- Raw data -
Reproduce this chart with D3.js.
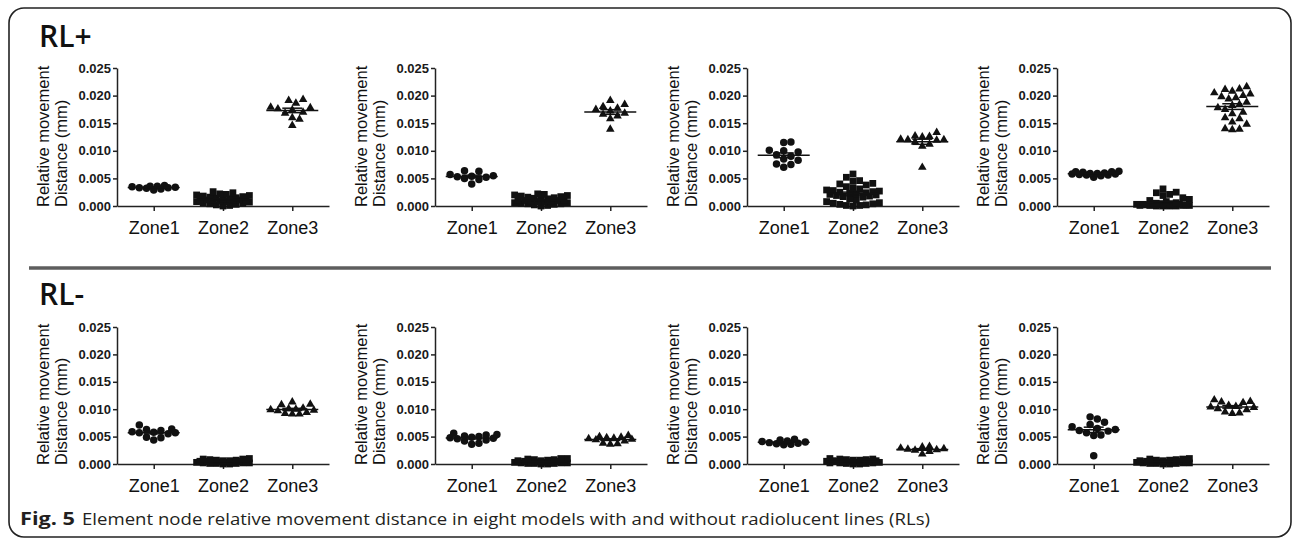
<!DOCTYPE html>
<html>
<head>
<meta charset="utf-8">
<script src="https://cdn.jsdelivr.net/npm/d3@7"></script>
<style>
  body { margin: 0; background: #fff; }
  svg { display: block; }
</style>
</head>
<body>
<div id="fig"></div>
<script>
// ---- labels ----
const zones = ["Zone1", "Zone2", "Zone3"];
const yTicks = [0, 0.005, 0.010, 0.015, 0.020, 0.025];
const rowTitles = ["RL+", "RL-"];
const yTitleLines = ["Relative movement", "Distance (mm)"];
const captionBold = "Fig. 5";
const captionText = "Element node relative movement distance in eight models with and without radiolucent lines (RLs)";

// ---- RL+ models (mm) ----
const rlp1Zone1 = [0.0033, 0.0034, 0.0036, 0.0031, 0.0029, 0.0035, 0.0037, 0.0033, 0.0032, 0.0036];
const rlp1Zone2 = [0.0026, 0.0024, 0.0022, 0.0021, 0.0020, 0.0019, 0.0018, 0.0017, 0.0016, 0.0015, 0.0014, 0.0013, 0.0013, 0.0012, 0.0012,
                   0.0011, 0.0011, 0.0010, 0.0010, 0.0009, 0.0008, 0.0008, 0.0007, 0.0006, 0.0005, 0.0004, 0.0003, 0.0002, 0.0001, 0.0000];
const rlp1Zone3 = [0.0193, 0.0191, 0.0186, 0.0179, 0.0178, 0.0176, 0.0174, 0.0170, 0.0168, 0.0160, 0.0157, 0.0146];

const rlp2Zone1 = [0.0064, 0.0063, 0.0057, 0.0055, 0.0054, 0.0053, 0.0052, 0.0050, 0.0048, 0.0040];
const rlp2Zone2 = [0.0022, 0.0021, 0.0020, 0.0019, 0.0018, 0.0017, 0.0016, 0.0015, 0.0014, 0.0013, 0.0012, 0.0011, 0.0011, 0.0010,
                   0.0010, 0.0009, 0.0009, 0.0008, 0.0007, 0.0006, 0.0006, 0.0005, 0.0004, 0.0004, 0.0003, 0.0002, 0.0001, 0.0000];
const rlp2Zone3 = [0.0191, 0.0184, 0.0180, 0.0177, 0.0175, 0.0172, 0.0168, 0.0166, 0.0163, 0.0158, 0.0139];

const rlp3Zone1 = [0.0116, 0.0115, 0.0101, 0.0100, 0.0098, 0.0093, 0.0090, 0.0085, 0.0083, 0.0076, 0.0075, 0.0070];
const rlp3Zone2 = [0.0058, 0.0052, 0.0046, 0.0045, 0.0041, 0.0040, 0.0038, 0.0035, 0.0033, 0.0031, 0.0029, 0.0028, 0.0027, 0.0026, 0.0025,
                   0.0024, 0.0023, 0.0022, 0.0021, 0.0020, 0.0019, 0.0018, 0.0017, 0.0016, 0.0013, 0.0011, 0.0008, 0.0006, 0.0005, 0.0004,
                   0.0003, 0.0002, 0.0001, 0.0001, 0.0000];
const rlp3Zone3 = [0.0133, 0.0127, 0.0126, 0.0125, 0.0121, 0.0120, 0.0120, 0.0119, 0.0116, 0.0112, 0.0108, 0.0070];

const rlp4Zone1 = [0.0063, 0.0062, 0.0062, 0.0061, 0.0060, 0.0059, 0.0059, 0.0058, 0.0057, 0.0056, 0.0055, 0.0056, 0.0058, 0.0052];
const rlp4Zone2 = [0.0031, 0.0025, 0.0024, 0.0021, 0.0019, 0.0015, 0.0012, 0.0010, 0.0008, 0.0006, 0.0005, 0.0004, 0.0004, 0.0003, 0.0003,
                   0.0002, 0.0002, 0.0002, 0.0001, 0.0001, 0.0001, 0.0000, 0.0000, 0.0000, 0.0001, 0.0002, 0.0003, 0.0000, 0.0001, 0.0002];
const rlp4Zone3 = [0.0216, 0.0212, 0.0211, 0.0208, 0.0205, 0.0203, 0.0200, 0.0198, 0.0196, 0.0194, 0.0188, 0.0184,
                   0.0182, 0.0178, 0.0175, 0.0170, 0.0167, 0.0160, 0.0158, 0.0152, 0.0148, 0.0140, 0.0139, 0.0138];

// ---- RL- models ----
const rlm1Zone1 = [0.0071, 0.0064, 0.0063, 0.0061, 0.0059, 0.0058, 0.0057, 0.0057, 0.0055, 0.0049, 0.0048, 0.0044];
const rlm1Zone2 = [0.0010, 0.0009, 0.0009, 0.0008, 0.0007, 0.0007, 0.0006, 0.0006, 0.0005, 0.0005, 0.0005, 0.0004, 0.0004,
                   0.0004, 0.0003, 0.0003, 0.0003, 0.0002, 0.0002, 0.0002, 0.0001, 0.0001, 0.0001, 0.0000, 0.0000];
const rlm1Zone3 = [0.0113, 0.0109, 0.0108, 0.0102, 0.0101, 0.0100, 0.0099, 0.0098, 0.0097, 0.0094, 0.0092, 0.0091, 0.0091];

const rlm2Zone1 = [0.0056, 0.0054, 0.0053, 0.0051, 0.0050, 0.0049, 0.0048, 0.0047, 0.0046, 0.0044, 0.0042, 0.0038, 0.0036];
const rlm2Zone2 = [0.0010, 0.0010, 0.0009, 0.0008, 0.0008, 0.0007, 0.0006, 0.0006, 0.0005, 0.0005, 0.0004, 0.0004, 0.0004,
                   0.0003, 0.0003, 0.0003, 0.0002, 0.0002, 0.0002, 0.0001, 0.0001, 0.0001, 0.0000, 0.0000];
const rlm2Zone3 = [0.0052, 0.0050, 0.0049, 0.0048, 0.0047, 0.0046, 0.0045, 0.0044, 0.0042, 0.0038, 0.0037, 0.0036];

const rlm3Zone1 = [0.0045, 0.0044, 0.0042, 0.0041, 0.0040, 0.0039, 0.0038, 0.0037, 0.0036, 0.0035];
const rlm3Zone2 = [0.0010, 0.0009, 0.0009, 0.0008, 0.0008, 0.0007, 0.0007, 0.0006, 0.0006, 0.0005, 0.0005, 0.0005, 0.0004,
                   0.0004, 0.0003, 0.0003, 0.0003, 0.0002, 0.0002, 0.0002, 0.0001, 0.0001, 0.0000, 0.0000];
const rlm3Zone3 = [0.0032, 0.0031, 0.0029, 0.0028, 0.0027, 0.0026, 0.0025, 0.0023, 0.0018];

const rlm4Zone1 = [0.0086, 0.0082, 0.0076, 0.0072, 0.0068, 0.0065, 0.0063, 0.0061, 0.0060, 0.0057, 0.0053, 0.0052, 0.0015];
const rlm4Zone2 = [0.0010, 0.0009, 0.0009, 0.0008, 0.0007, 0.0007, 0.0006, 0.0006, 0.0005, 0.0005, 0.0004, 0.0004, 0.0004,
                   0.0003, 0.0003, 0.0003, 0.0002, 0.0002, 0.0002, 0.0001, 0.0001, 0.0001, 0.0000, 0.0000];
const rlm4Zone3 = [0.0117, 0.0114, 0.0113, 0.0112, 0.0107, 0.0105, 0.0104, 0.0103, 0.0101, 0.0099, 0.0095, 0.0093, 0.0092];

const panels = [
  { row: 0, col: 0, groups: [rlp1Zone1, rlp1Zone2, rlp1Zone3] },
  { row: 0, col: 1, groups: [rlp2Zone1, rlp2Zone2, rlp2Zone3] },
  { row: 0, col: 2, groups: [rlp3Zone1, rlp3Zone2, rlp3Zone3] },
  { row: 0, col: 3, groups: [rlp4Zone1, rlp4Zone2, rlp4Zone3] },
  { row: 1, col: 0, groups: [rlm1Zone1, rlm1Zone2, rlm1Zone3] },
  { row: 1, col: 1, groups: [rlm2Zone1, rlm2Zone2, rlm2Zone3] },
  { row: 1, col: 2, groups: [rlm3Zone1, rlm3Zone2, rlm3Zone3] },
  { row: 1, col: 3, groups: [rlm4Zone1, rlm4Zone2, rlm4Zone3] }
];

// ---- layout ----
const W = 1292, H = 542;
const colX = [117, 435, 747, 1057];
const rowTop = [68, 327], rowBot = [206, 464];
const plotW = 212;
const axisFont = "'Liberation Sans', Arial, sans-serif";
const ink = "#111";

const svg = d3.select("#fig").append("svg").attr("width", W).attr("height", H);
svg.append("rect").attr("width", W).attr("height", H).attr("fill", "#fff");

// outer rounded frame
svg.append("rect")
  .attr("x", 9).attr("y", 8).attr("width", 1282).attr("height", 529)
  .attr("rx", 15).attr("ry", 15)
  .attr("fill", "none").attr("stroke", "#222").attr("stroke-width", 1.6);

// row titles
rowTitles.forEach((t, i) => {
  svg.append("text")
    .attr("x", 39).attr("y", i === 0 ? 47 : 305)
    .style("font-family", "'Open Sans', 'Noto Sans', sans-serif")
    .style("font-size", "30px").style("font-weight", 600)
    .attr("fill", "#111")
    .text(t);
});

// separator between the two rows
svg.append("line")
  .attr("x1", 29).attr("x2", 1271).attr("y1", 268).attr("y2", 268)
  .attr("stroke", "#5e5e5e").attr("stroke-width", 3.5);

// simple beeswarm: place each point at the nearest free horizontal offset
function swarm(values, y, maxOff, dist) {
  const pts = values.map(v => ({ v, py: y(v), dx: 0 }))
    .sort((a, b) => d3.ascending(a.v, b.v));
  const placed = [];
  const step = dist / 2;
  const cands = [0];
  for (let k = 1; k * step <= maxOff; k++) cands.push(k * step, -k * step);
  pts.forEach(p => {
    let best = 0, bestD = -1;
    for (const c of cands) {
      let minD = Infinity;
      for (const q of placed) {
        const d = Math.hypot(q.dx - c, q.py - p.py);
        if (d < minD) minD = d;
      }
      if (minD >= dist) { best = c; bestD = Infinity; break; }
      if (minD > bestD) { bestD = minD; best = c; }
    }
    p.dx = best;
    placed.push(p);
  });
  return pts;
}

const symbols = [
  d3.symbol(d3.symbolCircle, 44)(),
  d3.symbol(d3.symbolSquare, 46)(),
  d3.symbol(d3.symbolTriangle, 32)()
];

panels.forEach(p => {
  const g = svg.append("g").attr("transform", `translate(${colX[p.col]},0)`);
  const y = d3.scaleLinear().domain([0, 0.025]).range([rowBot[p.row], rowTop[p.row]]);
  const x = d3.scalePoint().domain(zones).range([0, plotW]).padding(0.53);

  // y axis
  const ya = g.append("g")
    .call(d3.axisLeft(y).tickValues(yTicks).tickFormat(d3.format(".3f"))
      .tickSize(4).tickSizeOuter(0).tickPadding(2));
  ya.selectAll("text")
    .style("font-family", axisFont).style("font-size", "13px").style("font-weight", 700)
    .attr("fill", "#1a1a1a");

  // x axis
  const xa = g.append("g").attr("transform", `translate(0,${rowBot[p.row]})`)
    .call(d3.axisBottom(x).tickSize(5).tickSizeOuter(0).tickPadding(10));
  xa.selectAll("text")
    .style("font-family", axisFont).style("font-size", "18px")
    .attr("fill", "#111");

  g.selectAll(".domain, .tick line").attr("stroke", "#222").attr("stroke-width", 1.5);

  // y title (two lines, bottom aligned)
  yTitleLines.forEach((t, i) => {
    g.append("text")
      .attr("transform", `translate(${i === 0 ? -74 : -56},${rowBot[p.row] + 1}) rotate(-90)`)
      .attr("dy", "0.35em")
      .style("font-family", axisFont).style("font-size", "16.5px")
      .attr("fill", "#111")
      .text(t);
  });

  // points, mean and SEM
  p.groups.forEach((vals, zi) => {
    const cx = x(zones[zi]);
    const pts = swarm(vals, y, 27, zi === 1 ? 6.6 : 7.2);
    g.append("g").selectAll("path")
      .data(pts)
      .join("path")
      .attr("d", symbols[zi])
      .attr("transform", d => `translate(${cx + d.dx},${d.py})`)
      .attr("fill", ink);

    const m = d3.mean(vals);
    const sem = d3.deviation(vals) / Math.sqrt(vals.length);
    const stat = g.append("g").attr("stroke", ink).attr("stroke-width", 1.5);
    stat.append("line").attr("x1", cx - 26).attr("x2", cx + 26)
      .attr("y1", y(m)).attr("y2", y(m));
    stat.append("line").attr("x1", cx).attr("x2", cx)
      .attr("y1", y(m - sem)).attr("y2", y(m + sem));
    [m - sem, m + sem].forEach(v => {
      stat.append("line").attr("x1", cx - 10).attr("x2", cx + 10)
        .attr("y1", y(v)).attr("y2", y(v));
    });
  });
});

// caption
const capFont = "'Open Sans', 'Noto Sans', sans-serif";
svg.append("text")
  .attr("x", 20).attr("y", 525)
  .style("font-family", capFont).style("font-size", "17px").style("font-weight", 700)
  .attr("fill", "#231f20")
  .attr("textLength", 55).attr("lengthAdjust", "spacingAndGlyphs")
  .text(captionBold);
svg.append("text")
  .attr("x", 82).attr("y", 525)
  .style("font-family", capFont).style("font-size", "17px")
  .attr("fill", "#231f20")
  .attr("textLength", 848).attr("lengthAdjust", "spacingAndGlyphs")
  .text(captionText);
</script>
</body>
</html>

- Task to carry out -
Among the lines of the material, find those that hold the word "with" and copy them.

- Exercise answer -
Reproduce this chart with D3.js.
const captionText = "Element node relative movement distance in eight models with and without radiolucent lines (RLs)";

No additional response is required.